Coalition use will be one of the hardest tests

Autonomous combat UAVs may look convincing in a single-service demonstration, but coalition use is a tougher standard.

A coalition setting raises extra questions:

  • how mission data gets shared
  • how different autonomy stacks work together
  • how command authority is divided
  • how trust holds up across national rules and technical baselines

This matters because the most strategically important air campaigns are often coalition campaigns. A system that does well alone but integrates poorly with allies may stay tactically interesting and strategically limited.

Testing discipline will decide whether the category matures credibly

Autonomous combat UAVs will not become lasting military capability through demonstrations alone. They will need a disciplined cycle of validation, red-teaming, software revision, and operational testing.

That cycle has to answer questions like:

  • how autonomy behaves when the link is lost
  • how it responds to deception or degraded sensing
  • how operators read its failure modes
  • how fast updates can be fielded without creating new risk

In practical terms, the rise of autonomous combat UAVs is also the rise of a much heavier testing and assurance burden.

Exportability and coalition rules may shape the market as much as engineering

A final factor in the rise of autonomous combat UAVs is that the most influential programs may depend not only on technical performance, but on how exportable, governable, and coalition-friendly they become.

If one autonomy stack can be trusted, updated, and fielded across allied users more easily than another, that advantage may matter as much as raw airframe performance. In that sense, the rise of combat autonomy will be shaped by policy architecture, not only by software architecture.

What will separate serious programs from impressive demos

The difference between a real autonomous combat UAV program and an impressive demonstration will come down to whether the system can survive contact with doctrine, testing, coalition integration, and the reality of sustainment. That is the line where combat autonomy stops being interesting and starts becoming durable.

FAQ

What are autonomous combat UAVs?

They are uncrewed combat aircraft built to fly military missions with varying levels of onboard autonomy, often working with crewed aircraft and under human supervision.

Are autonomous combat UAVs replacing fighter pilots?

Not in the near term. The stronger trend is teamwork with crewed aircraft rather than full replacement.

What is Collaborative Combat Aircraft?

CCA is a U.S. Air Force approach to fielding uncrewed aircraft that can work alongside crewed platforms as part of a larger combat system.

Why does open architecture matter for combat UAVs?

Because autonomy software, mission systems, and payload integration need to evolve faster than traditional aircraft development cycles allow.

What is the biggest challenge for autonomous combat UAVs?

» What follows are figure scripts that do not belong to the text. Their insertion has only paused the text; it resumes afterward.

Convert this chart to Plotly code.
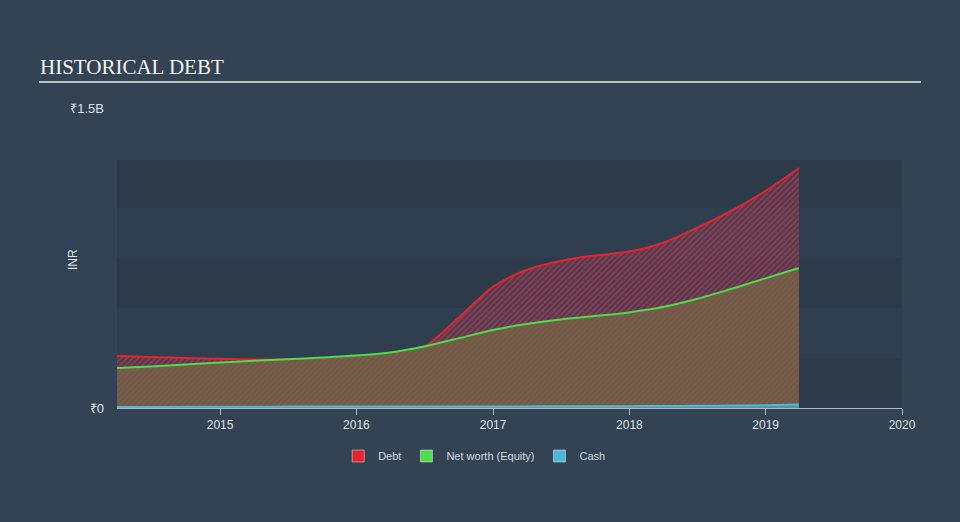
import plotly.graph_objects as go

# ---- data (values in INR, quarterly) ----
dates = ["2014-03-31", "2014-06-30", "2014-09-30", "2014-12-31",
         "2015-03-31", "2015-06-30", "2015-09-30", "2015-12-31",
         "2016-03-31", "2016-06-30", "2016-09-30", "2016-12-31",
         "2017-03-31", "2017-06-30", "2017-09-30", "2017-12-31",
         "2018-03-31", "2018-06-30", "2018-09-30", "2018-12-31",
         "2019-03-31"]
debt = [0.260e9, 0.255e9, 0.250e9, 0.246e9,
        0.243e9, 0.243e9, 0.248e9, 0.258e9,
        0.272e9, 0.305e9, 0.450e9, 0.605e9,
        0.690e9, 0.735e9, 0.762e9, 0.782e9,
        0.825e9, 0.900e9, 0.985e9, 1.085e9,
        1.200e9]
equity = [0.200e9, 0.208e9, 0.217e9, 0.227e9,
          0.236e9, 0.244e9, 0.252e9, 0.262e9,
          0.278e9, 0.308e9, 0.348e9, 0.390e9,
          0.420e9, 0.443e9, 0.460e9, 0.478e9,
          0.505e9, 0.545e9, 0.595e9, 0.648e9,
          0.700e9]
cash = [0.005e9, 0.005e9, 0.006e9, 0.006e9,
        0.006e9, 0.007e9, 0.007e9, 0.007e9,
        0.007e9, 0.008e9, 0.008e9, 0.008e9,
        0.008e9, 0.009e9, 0.009e9, 0.009e9,
        0.010e9, 0.011e9, 0.012e9, 0.014e9,
        0.018e9]

series_names = ["Debt", "Net worth (Equity)", "Cash"]
series_colors = ["#e8232f", "#4fdc4b", "#4bb8da"]
ytick_vals = [0, 1.5e9]
ytick_text = ["₹0", "₹1.5B"]
xtick_vals = ["2015-01-01", "2016-01-01", "2017-01-01", "2018-01-01", "2019-01-01", "2020-01-01"]
xtick_text = ["2015", "2016", "2017", "2018", "2019", "2020"]

L, R, T, B = 117, 58, 108, 114
W, H = 960, 522
PW, PH = W - L - R, H - T - B

def px(x):
    return (x - L) / PW

def py(y):
    return (H - B - y) / PH

fig = go.Figure()

# Debt area
fig.add_trace(go.Scatter(
    x=dates, y=debt, mode="lines",
    line=dict(color=series_colors[0], width=2, shape="spline", smoothing=0.8),
    fill="tozeroy", fillcolor="rgba(0,0,0,0)",
    fillpattern=dict(shape="/", fgcolor="rgba(220,60,85,1)", bgcolor="rgba(95,60,80,0.6)",
                     size=4, solidity=0.45),
    showlegend=False, hoverinfo="skip"))
# Equity area
fig.add_trace(go.Scatter(
    x=dates, y=equity, mode="lines",
    line=dict(color=series_colors[1], width=2, shape="spline", smoothing=0.8),
    fill="tozeroy", fillcolor="rgba(0,0,0,0)",
    fillpattern=dict(shape="/", fgcolor="rgba(92,118,80,1)", bgcolor="rgba(125,82,70,1)",
                     size=4, solidity=0.5),
    showlegend=False, hoverinfo="skip"))
# Cash area
fig.add_trace(go.Scatter(
    x=dates, y=cash, mode="lines",
    line=dict(color=series_colors[2], width=2, shape="spline", smoothing=0.8),
    fill="tozeroy", fillcolor="rgba(75,184,218,0.6)",
    showlegend=False, hoverinfo="skip"))

# legend swatches
for name, col in zip(series_names, series_colors):
    fig.add_trace(go.Bar(x=[None], y=[None], name=name, marker=dict(color=col)))

shapes = []
# horizontal bands
band_edges = [0, 0.25e9, 0.5e9, 0.75e9, 1.0e9, 1.24e9]
for i in range(5):
    op = 0.42 if i % 2 == 0 else 0.18
    shapes.append(dict(type="rect", xref="paper", yref="y", x0=0, x1=1,
                       y0=band_edges[i], y1=band_edges[i + 1],
                       fillcolor=f"rgba(35,48,62,{op})", line=dict(width=0), layer="below"))
# title underline
shapes.append(dict(type="line", xref="paper", yref="paper", x0=px(39), x1=px(921),
                   y0=py(82), y1=py(82), line=dict(color="#b7bec7", width=2)))

fig.update_layout(
    width=W, height=H,
    margin=dict(l=L, r=R, t=T, b=B),
    paper_bgcolor="#334353",
    plot_bgcolor="rgba(0,0,0,0)",
    shapes=shapes,
    barmode="overlay",
    font=dict(family="Liberation Sans, Arial, sans-serif", color="#d5dbe2"),
    annotations=[
        dict(text="HISTORICAL DEBT", xref="paper", yref="paper", x=px(38), y=py(67),
             xanchor="left", yanchor="middle", showarrow=False,
             font=dict(family="Liberation Serif, Times New Roman, serif", size=21, color="#f2f2f2")),
        dict(text="INR", xref="paper", yref="paper", x=px(73), y=py(260),
             xanchor="center", yanchor="middle", showarrow=False, textangle=-90,
             font=dict(size=12, color="#dfe3e8")),
    ],
    xaxis=dict(
        type="date", range=["2014-03-31", "2020-01-01"],
        tickvals=xtick_vals, ticktext=xtick_text,
        showgrid=False, zeroline=False, showline=True, linecolor="#aeb6c0", linewidth=1,
        ticks="outside", ticklen=6, tickcolor="#aeb6c0", tickfont=dict(size=12, color="#dfe3e8"),
        fixedrange=True),
    yaxis=dict(
        range=[0, 1.5e9], tickvals=ytick_vals, ticktext=ytick_text,
        showgrid=False, zeroline=False, showline=False,
        tickfont=dict(size=13, color="#dfe3e8"), ticklabelstandoff=12,
        fixedrange=True),
    legend=dict(orientation="h", x=0.455, xanchor="center", y=py(456), yanchor="middle",
                font=dict(size=11, color="#d5dbe2"), bgcolor="rgba(0,0,0,0)",
                itemclick=False, itemdoubleclick=False),
    showlegend=True,
)

fig.write_html("out.html")
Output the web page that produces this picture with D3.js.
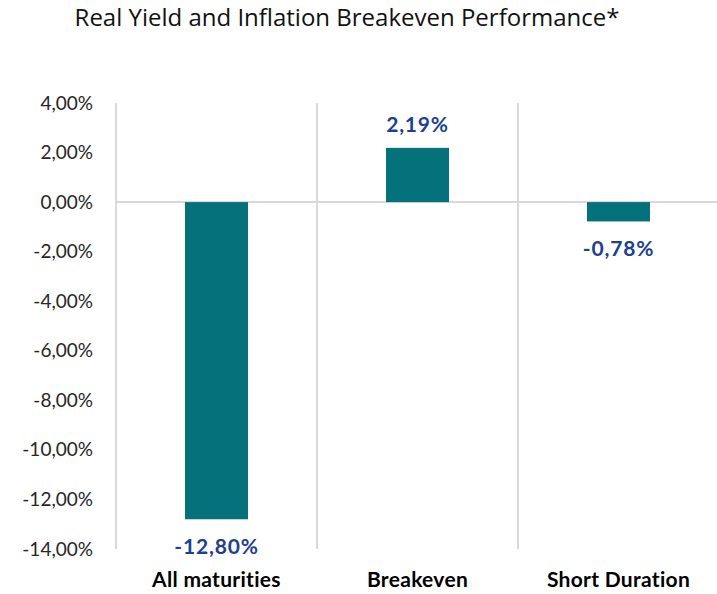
<!DOCTYPE html>
<html><head><meta charset="utf-8">
<script src="https://cdn.jsdelivr.net/npm/d3@7"></script>
<style>body{margin:0;background:#fff;} svg{display:block;}</style>
</head><body>
<script>
const categories = ["All maturities", "Breakeven", "Short Duration"];
const values = [-12.80, 2.19, -0.78];
const yTicks = [4, 2, 0, -2, -4, -6, -8, -10, -12, -14];
const title = "Real Yield and Inflation Breakeven Performance*";

const W = 717, H = 594;
const svg = d3.select("body").append("svg").attr("width", W).attr("height", H);
const fmt = v => d3.format(".2f")(v).replace("−", "-").replace(".", ",") + "%";

const x = d3.scaleBand().domain(categories).range([116, 719]).paddingInner(0).paddingOuter(0);
const y = d3.scaleLinear().domain([-14, 4]).range([549, 103]);

const t = svg.append("text").attr("x", 347).attr("y", 26).attr("text-anchor", "middle")
  .attr("font-family", "'Open Sans', Lato, sans-serif").attr("font-size", 20).attr("fill", "#111")
  .text(title);
// fit title to reference width by font size
const tw = t.node().getComputedTextLength();
t.attr("font-size", Math.min(24, 20 * 548 / tw));

// vertical gridlines (category separators)
const seps = [116, ...categories.slice(1).map(c => x(c)), 719];
svg.selectAll("line.v").data(seps).enter().append("line")
  .attr("x1", d => d).attr("x2", d => d).attr("y1", y(4)).attr("y2", y(-14))
  .attr("stroke", "#d9d9d9").attr("stroke-width", 2);

// zero line
svg.append("line").attr("x1", 116).attr("x2", 719).attr("y1", y(0)).attr("y2", y(0))
  .attr("stroke", "#d9d9d9").attr("stroke-width", 2);

// y axis labels
const yAxis = d3.axisLeft(y).tickValues(yTicks).tickFormat(fmt).tickSize(0).tickPadding(0);
const ga = svg.append("g").attr("transform", "translate(93,0)").call(yAxis);
ga.select(".domain").remove();
ga.selectAll("text").attr("font-family", "Lato, 'Open Sans', sans-serif").attr("font-size", 19).attr("fill", "#262626");

// bars
const bw = 63;
svg.selectAll("rect.bar").data(values).enter().append("rect")
  .attr("x", (d, i) => x(categories[i]) + x.bandwidth() / 2 - bw / 2)
  .attr("width", bw)
  .attr("y", d => y(Math.max(0, d)))
  .attr("height", d => Math.abs(y(d) - y(0)))
  .attr("fill", "#04717B");

// data labels
svg.selectAll("text.lbl").data(values).enter().append("text")
  .attr("x", (d, i) => x(categories[i]) + x.bandwidth() / 2)
  .attr("y", d => d >= 0 ? y(d) - 16 : y(d) + 35)
  .attr("text-anchor", "middle")
  .attr("font-family", "Lato, 'Open Sans', sans-serif").attr("font-weight", "bold").attr("font-size", 21)
  .attr("letter-spacing", 0.8)
  .attr("fill", "#203F8F")
  .text(d => fmt(d));

// category labels
svg.selectAll("text.cat").data(categories).enter().append("text")
  .attr("x", d => x(d) + x.bandwidth() / 2)
  .attr("y", 587)
  .attr("text-anchor", "middle")
  .attr("font-family", "Lato, 'Open Sans', sans-serif").attr("font-weight", "bold").attr("font-size", 21)
  .attr("letter-spacing", 0.3)
  .attr("fill", "#000")
  .text(d => d);
</script>
</body></html>
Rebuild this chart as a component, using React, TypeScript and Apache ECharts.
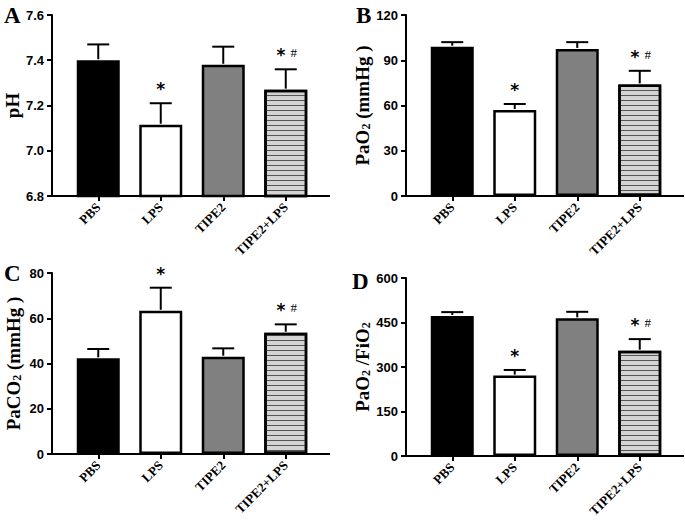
import React, { useEffect, useRef } from "react";
import * as echarts from "echarts";

const categories = ["PBS", "LPS", "TIPE2", "TIPE2+LPS"];

const phMean = [7.4, 7.115, 7.38, 7.27];
const phUpper = [7.47, 7.21, 7.46, 7.36];
const pao2Mean = [99, 57, 97.5, 74];
const pao2Upper = [102, 61, 102, 83];
const paco2Mean = [42.3, 63.3, 43, 53.6];
const paco2Upper = [46.4, 73.5, 46.7, 57.3];
const ratioMean = [472, 271, 464, 355];
const ratioUpper = [485, 290, 486, 394];

const marks = ["", "*", "", "*#"];

const yTicksA = { min: 6.8, max: 7.6, interval: 0.2 };
const yTicksB = { min: 0, max: 120, interval: 30 };
const yTicksC = { min: 0, max: 80, interval: 20 };
const yTicksD = { min: 0, max: 600, interval: 150 };

const fills = ["#000000", "#ffffff", "#808080", "#d4d4d4"];

const panels = [
  { letter: "A", mean: phMean, upper: phUpper, ticks: yTicksA, dec: 1, name: "{m|pH}", left: 67, top: 15, height: 181, letterX: 4, letterY: 4 },
  { letter: "B", mean: pao2Mean, upper: pao2Upper, ticks: yTicksB, dec: 0, name: "{m|PaO}{s|2}{m| (mmHg )}", left: 421, top: 15, height: 181, letterX: 356, letterY: 4 },
  { letter: "C", mean: paco2Mean, upper: paco2Upper, ticks: yTicksC, dec: 0, name: "{m|PaCO}{s|2}{m| (mmHg )}", left: 67, top: 273, height: 181, letterX: 4, letterY: 262 },
  { letter: "D", mean: ratioMean, upper: ratioUpper, ticks: yTicksD, dec: 0, name: "{m|PaO}{s|2}{m| /FiO}{s|2}", left: 421, top: 278, height: 178, letterX: 352, letterY: 270 },
];

const GRID_W = 250;
const Y_OFFSET = 15;
const X_EXT_RIGHT = 13;

export default function App() {
  const ref = useRef<HTMLDivElement>(null);
  useEffect(() => {
    document.body.style.margin = "0";
    if (!ref.current) return;
    const chart = echarts.init(ref.current, null, { renderer: "svg" });

    const grid: any[] = [];
    const xAxis: any[] = [];
    const yAxis: any[] = [];
    const series: any[] = [];
    const graphic: any[] = [];

    panels.forEach((p, i) => {
      grid.push({ left: p.left, top: p.top, width: GRID_W, height: p.height, containLabel: false });
      xAxis.push({
        type: "category",
        gridIndex: i,
        data: categories,
        axisLine: { show: false },
        axisTick: { show: true, alignWithLabel: true, length: 5, lineStyle: { color: "#000", width: 2 } },
        axisLabel: {
          rotate: 45,
          margin: 9,
          color: "#000",
          fontFamily: "Liberation Serif",
          fontWeight: "bold",
          fontSize: 13,
          interval: 0,
        },
      });
      yAxis.push({
        type: "value",
        gridIndex: i,
        min: p.ticks.min,
        max: p.ticks.max,
        interval: p.ticks.interval,
        offset: Y_OFFSET,
        splitLine: { show: false },
        axisLine: { show: true, lineStyle: { color: "#000", width: 2 } },
        axisTick: { show: true, length: 5, lineStyle: { color: "#000", width: 2 } },
        axisLabel: {
          color: "#000",
          fontFamily: "Liberation Sans",
          fontWeight: "bold",
          fontSize: 13,
          margin: 8,
          formatter: (v: number) => v.toFixed(p.dec),
        },
        name: p.name,
        nameLocation: "middle",
        nameGap: 29,
        nameTextStyle: {
          color: "#000",
          fontFamily: "Liberation Serif",
          fontWeight: "bold",
          fontSize: 19,
          rich: {
            m: { fontFamily: "Liberation Serif", fontWeight: "bold", fontSize: 19, color: "#000", lineHeight: 20 },
            s: { fontFamily: "Liberation Serif", fontWeight: "bold", fontSize: 12, color: "#000", verticalAlign: "bottom", lineHeight: 20, padding: [7, 0, 0, 0] },
          },
        },
      });

      series.push({
        type: "bar",
        xAxisIndex: i,
        yAxisIndex: i,
        barWidth: 43,
        data: p.mean.map((v, k) => ({
          value: v,
          itemStyle: {
            color: fills[k],
            borderColor: "#000",
            borderWidth: 2.5,
            decal:
              k === 3
                ? {
                    symbol: "rect",
                    symbolSize: 1,
                    dashArrayX: [10, 0],
                    dashArrayY: [1, 4],
                    color: "#555555",
                    rotation: 0,
                  }
                : undefined,
          },
        })),
        silent: true,
      });

      series.push({
        type: "custom",
        xAxisIndex: i,
        yAxisIndex: i,
        z: 3,
        data: p.mean.map((v, k) => [k, v, p.upper[k]]),
        renderItem: (params: any, api: any) => {
          const base = api.coord([api.value(0), api.value(1)]);
          const top = api.coord([api.value(0), api.value(2)]);
          return {
            type: "group",
            children: [
              { type: "line", shape: { x1: base[0], y1: base[1] - 1, x2: top[0], y2: top[1] }, style: { stroke: "#000", lineWidth: 2 } },
              { type: "line", shape: { x1: top[0] - 11, y1: top[1], x2: top[0] + 11, y2: top[1] }, style: { stroke: "#000", lineWidth: 2 } },
            ],
          };
        },
      });

      series.push({
        type: "custom",
        xAxisIndex: i,
        yAxisIndex: i,
        z: 4,
        data: p.upper.map((v, k) => [k, v]),
        renderItem: (params: any, api: any) => {
          const m = marks[params.dataIndex];
          if (!m) return null;
          const pt = api.coord([api.value(0), api.value(1)]);
          const txt = m === "*#" ? "{a|*}{g| }{b|#}" : "{a|*}";
          return {
            type: "text",
            x: pt[0] + (m === "*#" ? 1 : 0),
            y: pt[1] - 14,
            style: {
              text: txt,
              align: "center",
              verticalAlign: "middle",
              rich: {
                a: { fontFamily: "DejaVu Sans", fontWeight: "bold", fontSize: 17, color: "#333", lineHeight: 20, verticalAlign: "middle" },
                g: { fontSize: 8, lineHeight: 20, width: 5, verticalAlign: "middle" },
                b: { fontFamily: "Liberation Serif", fontSize: 13, color: "#666", lineHeight: 20, verticalAlign: "middle", padding: [0, 0, 5, 0] },
              },
            },
          };
        },
      });

      const yBottom = p.top + p.height;
      graphic.push({
        type: "line",
        shape: { x1: p.left - Y_OFFSET - 1, y1: yBottom, x2: p.left + GRID_W + X_EXT_RIGHT, y2: yBottom },
        style: { stroke: "#000", lineWidth: 2 },
        z: 10,
      });
      graphic.push({
        type: "text",
        x: p.letterX,
        y: p.letterY,
        style: {
          text: p.letter,
          fontFamily: "Liberation Serif",
          fontWeight: "bold",
          fontSize: 23,
          fill: "#000",
          textVerticalAlign: "top",
        },
      });
    });

    chart.setOption({
      animation: false,
      backgroundColor: "#ffffff",
      grid,
      xAxis,
      yAxis,
      series,
      graphic,
    });
    return () => chart.dispose();
  }, []);
  return <div ref={ref} style={{ width: 685, height: 523 }} />;
}
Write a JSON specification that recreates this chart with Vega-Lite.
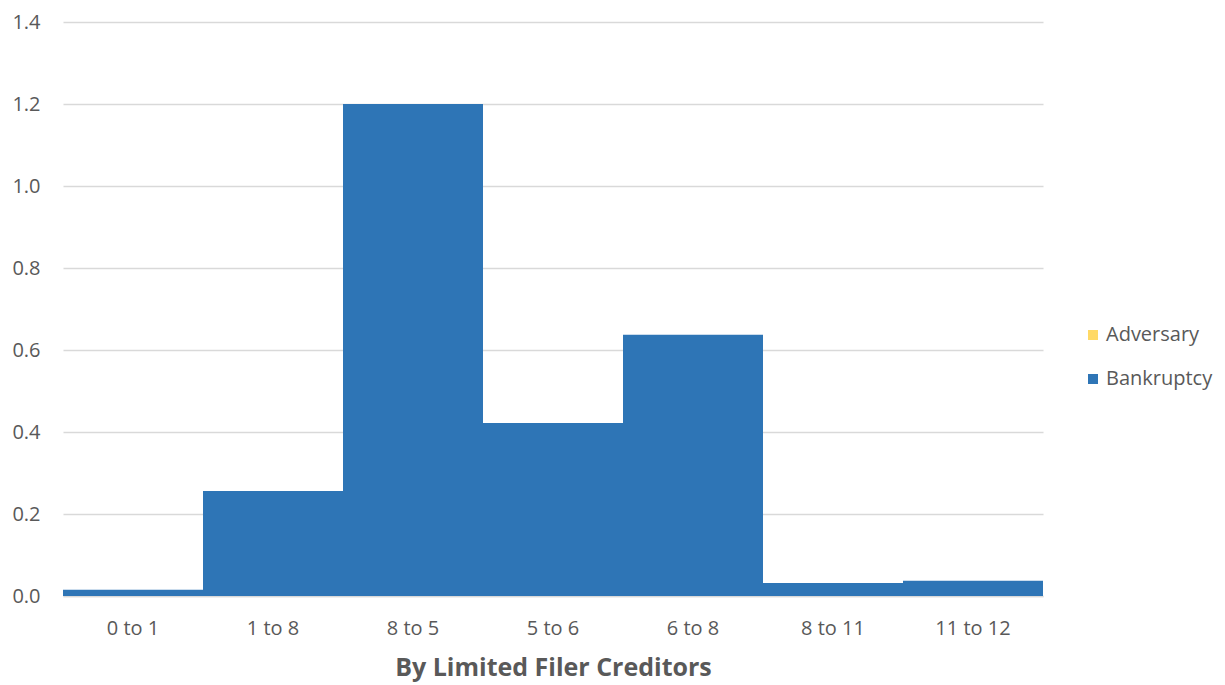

Trustworthy human control over increasingly capable autonomous behavior in real combat conditions.

Conclusion

The rise of autonomous combat UAVs in 2026 is not mainly a story about taking humans out of air combat. It is a story about rebuilding airpower around teamwork, autonomy, shared risk, and software that can adapt. CCA, the YFQ-42A, the Navy autonomy demonstrations, and the open-mission-system work all point the same way. The future combat UAV is not just another drone. It is part of a broader effort to rebuild combat aviation around human-machine teams that can scale.